On 2020-08-21 08:11, Arjen de Korte via clamav-users wrote:
> Citeren Michael Orlitzky via clamav-users <clamav-users@lists.clamav.net>:
> 
>> On 2020-08-21 04:45, Arjen de Korte via clamav-users wrote:
>>>
>>> It is not clear to me what problem this patch intends to solve (for a
>>> systemd service it is absolute not required from a security point of
>>> view). The PIDFile should be writable by vscan user only anyway.
>>>
>>
>> With a Type=forking service, systemd will send SIGTERM to the contents
>> of the PID file as root.
> 
> Not unconditionally. See the following from 'man 5 systemd.service':
> 
>     "The PID file does not need to be owned by a privileged user, but if it
>      is owned by an unprivileged user additional safety restrictions are
>      enforced: the file may not be a symlink to a file owned by a different
>      user (neither directly nor indirectly), and the PID file must refer to
>      a process already belonging to the service."
> 

That's good to hear (and is news to me), and maybe they've found another
way to prevent this vulnerability in systemd.


>> If the "vscan" user can put whatever he wants
>> in the PID file, then he can kill root processes.
> 
> See above: you're trying to fix a problem that doesn't exist.

However, systemd isn't the only service manager, and the problem still
exists in all of the other ones. Systemd is able to avail itself of
platform-specific features in brand-new Linux kernels. SysV init,
OpenRC, and others must stick to real or de-facto standard tools, and
there is no standard way to implement what systemd says they've done.


>> Are you using the upstream systemd service?
> 
> No, we're using "Type=forking" since the clamd.service can take  
> several minutes to start and we don't want to start services that  
> depend on it before it actually finished starting up. Creating the  
> socket beforehand is not a solution, as clamd won't start serving any  
> requests until it has actually finished starting up.
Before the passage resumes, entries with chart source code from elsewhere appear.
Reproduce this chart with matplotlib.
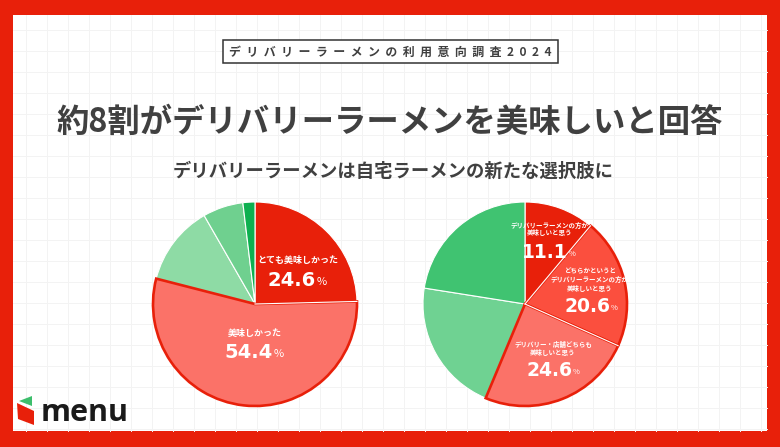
import numpy as np
import matplotlib
matplotlib.use('Agg')
from matplotlib import pyplot as plt
from matplotlib.patches import Rectangle, Polygon

plt.rcParams['font.family'] = ['Noto Sans CJK JP', 'DejaVu Sans']

W, H = 780, 447
RED = '#E8200A'
INK = '#404040'

# survey shares, clockwise from the top
left_values = [24.6, 54.4, 12.7, 6.4, 1.9]
left_colors = [RED, '#FB7268', '#8EDBA5', '#6FD08F', '#0DB050']
right_values = [11.1, 20.6, 24.6, 21.2, 22.5]
right_colors = [RED, '#FB4F3E', '#FB7268', '#6FD292', '#40C371']

header = 'デリバリーラーメンの利用意向調査2024'
title = '約8割がデリバリーラーメンを美味しいと回答'
subtitle = 'デリバリーラーメンは自宅ラーメンの新たな選択肢に'

def py(y):
    # picture rows run downwards
    return H - y

def pie_at(ax, values, colors, cx, cy, r, outlined, white_seps):
    wedges, _ = ax.pie(values, colors=colors, startangle=90, counterclock=False,
                       center=(cx, py(cy)), radius=r, frame=True,
                       wedgeprops=dict(edgecolor='white', linewidth=0.8))
    for i in outlined:
        wedges[i].set_edgecolor(RED)
        wedges[i].set_linewidth(1.9)
        wedges[i].set_zorder(3)
    # thin white separators drawn on top of the thick outline
    edges = np.cumsum(values) / np.sum(values) * 2 * np.pi
    for i in white_seps:
        ax.plot([cx, cx + r * np.sin(edges[i])], [py(cy), py(cy) + r * np.cos(edges[i])],
                color='white', lw=0.8, zorder=4)

def value_label(ax, x, y, number, size=14, pct_size=8):
    ax.text(x, py(y), number, color='white', fontsize=size, fontweight='bold', family='DejaVu Sans',
            ha='right', va='center', zorder=5)
    ax.text(x + 0.5, py(y + 2), '%', color='white', fontsize=pct_size,
            ha='left', va='center', zorder=5)

def small_label(ax, x, y, s, size=4.7):
    ax.text(x, py(y), s, color='white', fontsize=size, fontweight='bold',
            ha='center', va='center', zorder=5)

fig = plt.figure(figsize=(W / 100, H / 100), dpi=100, facecolor=RED)
ax = fig.add_axes([0, 0, 1, 1])

# white sheet with faint grid
ax.add_patch(Rectangle((13, py(431)), 754, 416, facecolor='white', edgecolor='none', zorder=0))
for gx in range(26, 767, 21):
    ax.plot([gx, gx], [py(431), py(15)], color='#F3F3F3', lw=0.7, zorder=1)
for gy in range(30, 431, 21):
    ax.plot([13, 767], [py(gy), py(gy)], color='#F3F3F3', lw=0.7, zorder=1)

# header box
ax.add_patch(Rectangle((222.5, py(63)), 335, 23, facecolor='white', edgecolor='#333333', lw=1.1, zorder=2))
ax.text(390, py(52), '  '.join(header), color=INK, fontsize=8.6, fontweight='bold',
        ha='center', va='center', zorder=3)

ax.text(390, py(122), title, color=INK, fontsize=23.3, fontweight='bold',
        ha='center', va='center', zorder=3)
ax.text(393.5, py(171.5), subtitle, color=INK, fontsize=13.2, fontweight='bold',
        ha='center', va='center', zorder=3)

pie_at(ax, left_values, left_colors, 255, 304, 102, [1], [0])
pie_at(ax, right_values, right_colors, 525, 304, 102, [1, 2], [0, 1])

# left pie labels
small_label(ax, 298, 260, 'とても美味しかった', 6.5)
value_label(ax, 316, 280, '24.6')
small_label(ax, 255, 333, '美味しかった', 6.5)
value_label(ax, 273, 352, '54.4')

# right pie labels
small_label(ax, 550, 225, 'デリバリーラーメンの方が')
small_label(ax, 550, 233, '美味しいと思う')
value_label(ax, 568, 252, '11.1', 13.5, 5.5)
small_label(ax, 590, 271, 'どちらかというと')
small_label(ax, 590, 279, 'デリバリーラーメンの方が')
small_label(ax, 590, 288, '美味しいと思う')
value_label(ax, 610, 306, '20.6', 13.5, 5.5)
small_label(ax, 553, 344, 'デリバリー・店舗どちらも')
small_label(ax, 553, 352, '美味しいと思う')
value_label(ax, 572, 370, '24.6', 13.5, 5.5)

# logo
ax.add_patch(Polygon([(17, py(403)), (34, py(411)), (34, py(425)), (18, py(419))],
                     facecolor=RED, edgecolor='none', zorder=3))
ax.add_patch(Polygon([(19, py(401)), (32, py(396)), (32, py(406))],
                     facecolor='#3DBE6C', edgecolor='none', zorder=3))
ax.text(41, py(421), 'menu', color='#1A1A1A', fontsize=22, fontweight='bold', family='Open Sans',
        ha='left', va='baseline', zorder=3)

ax.set_xlim(0, W)
ax.set_ylim(0, H)
ax.set_aspect('auto')
ax.set_axis_off()

fig.savefig('out.png', dpi=100, facecolor=RED)
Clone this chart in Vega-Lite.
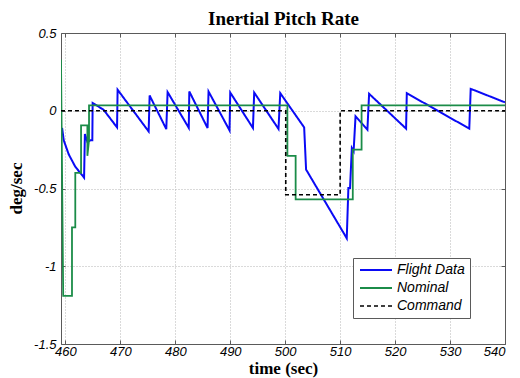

That's fine, now you just need to synchronize the PIDFile and PidFile
entries in your systemd service and clamd.conf, respectively. I suggest
/run/clamd.pid, or any other location that is writable only by root.


>> It defaults to Type=simple, and runs clamd in the foreground.
> 
> See above. Actually, with this patch clamd wil always run in the  
> foreground, as daemonizing is now completely broken. Up to and  
> including 0.102.4, starting clamd on the commandline without any  
> further options would just start the daemon and return. Now, it never  
> returns.
That's not true, your service file just needs to know where the PID file
lives. It always did, but somehow it managed to not crash in the past.


>> In that case, your clamd daemon
>> shouldn't be creating a PID file at all -- systemd should take care of
>> it when it shoves the process into the background. PidFile should be
>> left unset in clamd.conf.
> 
> There is no PIDFile in the clamd.service file as systemd doesn't need  
> that here (even when running as Type=forking). The same goes for  
> freshclam.service. Systemd has other ways to keep track of which  
> processes it has started and will not use the PIDFile unless you tell  
> it to do so (with the above mentioned restrictions).

Well empirically that's not true, because it isn't working. Add PIDFile
entries to your service files when using Type=forking, and synchronize
them with the PidFile lines in clamd.conf and freshclam.conf.